17 Juni 2011

Ketika Curang Menjadi Tradisi

Alangkah lucunya negeri ini. Seorang ibu di Surabaya yang membongkar perbuatan curang saat ujian nasional sekolah dasar justru dituduh mencoreng nama baik sekolah. Ia pun diusir oleh wali murid lain dari rumahnya. Tragedi ini menunjukkan ada yang tak beres dengan masyarakat, bahkan bangsa, ini.

Kita semestinya bangga akan Siami, ibu yang berani mengungkapkan praktek lancung di sekolah anaknya itu. Tindakan wali kelas yang memaksa sang anak membocorkan jawaban ujian nasional kepada teman-temannya jelas tak bisa dibenarkan. Guru seharusnya memberi teladan yang baik, bukan sebaliknya.

Orang tua murid semestinya justru mendukung langkah Siami. Bila perlu, mereka ramai-ramai melaporkan kebobrokan sekolah kepada pengawas sekolah, dinas pendidikan, bahkan kepolisian. Tak ada tuntunan moral dari mana pun yang bisa dijadikan rujukan untuk membenarkan tindakan sang guru ataupun sekolah tersebut.

Praktek tercela itu justru harus dilawan, bukan sebaliknya dibela. Untuk apa kita mendidik anak sejak kecil agar ”selalu jujur, tak berkata bohong, dan percaya kepada diri sendiri” jika pada akhirnya orang tua sendirilah yang mengkhianatinya. Buat apa pula kita mempercayakan pendidikan anak kepada sekolah jika pada akhirnya sekolah itu justru menjerumuskan masa depan sang anak.

Kecurangan yang dipromotori sekolah dan disetujui orang tua seperti itu tak hanya terjadi di Surabaya. Di sebuah sekolah dasar di Pesanggrahan, Jakarta Selatan, misalnya, kasus serupa juga muncul. Praktek yang sama terjadi pula di sekolah menengah di beberapa daerah.

Fenomena yang selalu berulang setiap tahun itu amat memprihatinkan. Sekalipun ujian nasional tak lagi menjadi penentu kelulusan siswa, masyarakat dan sekolah tetap mengejar kebanggaan yang semu. Mereka ingin sekolah atau daerahnya dianggap berprestasi, dengan menghalalkan segala cara.

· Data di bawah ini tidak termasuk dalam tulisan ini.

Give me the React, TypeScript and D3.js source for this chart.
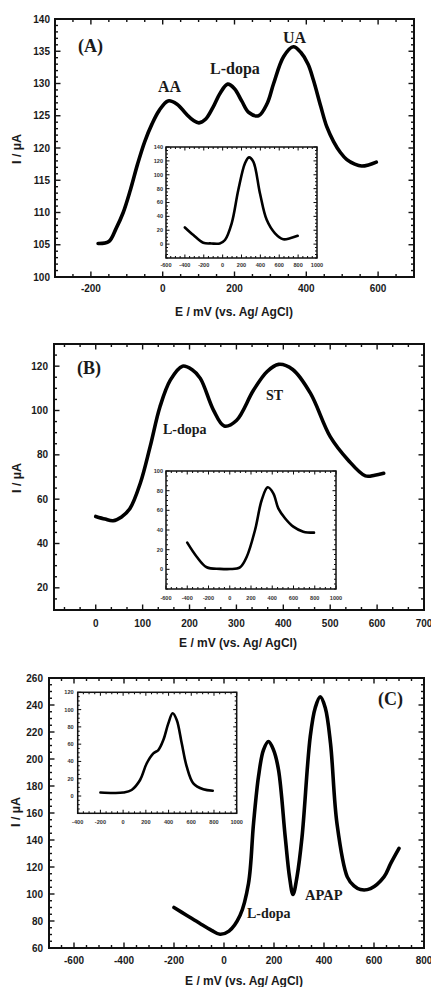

Perilaku seperti itu menggambarkan masyarakat yang takut bersaing secara fair. Kebanggaan semu telah mengalahkan nilai kejujuran. Jangan-jangan inilah wajah sebenarnya sebagian bangsa kita. Masyarakat lebih menghargai orang yang kaya kendati korup dibanding orang yang jujur dan sederhana.

Semula, sebagian di antara kita masih optimistis penyakit bangsa seperti itu akan terkikis melalui sistem pendidikan yang lebih baik. Tapi munculnya fenomena kecurangan massal membuat harapan itu mengempis. Dunia pendidikan ternyata belum mampu menjadi benteng peradaban di negeri ini.

Itulah tugas berat pemerintah, para pendidik, juga kita semua. Tak cukup mengutuk dan memberikan sanksi berat bagi guru dan sekolah yang memotori perbuatan curang, pola pengajaran perlu pula diperbaiki. Pendidikan kita, yang cenderung hanya mencekoki siswa dengan pengetahuan, harus diubah. Sekolah-sekolah mesti berupaya keras membentuk murid-muridnya menjadi orang yang berintegritas, termasuk menjunjung tinggi kejujuran.

Kelulusan siswa pun mestinya juga diukur dari aspek itu, bukan sekadar dari kemampuan menganalisis, apalagi menghafal. Hanya dengan perubahan yang signifikan, kita masih bisa berharap pendidikan bisa mengubah bangsa ini menjadi lebih beradab.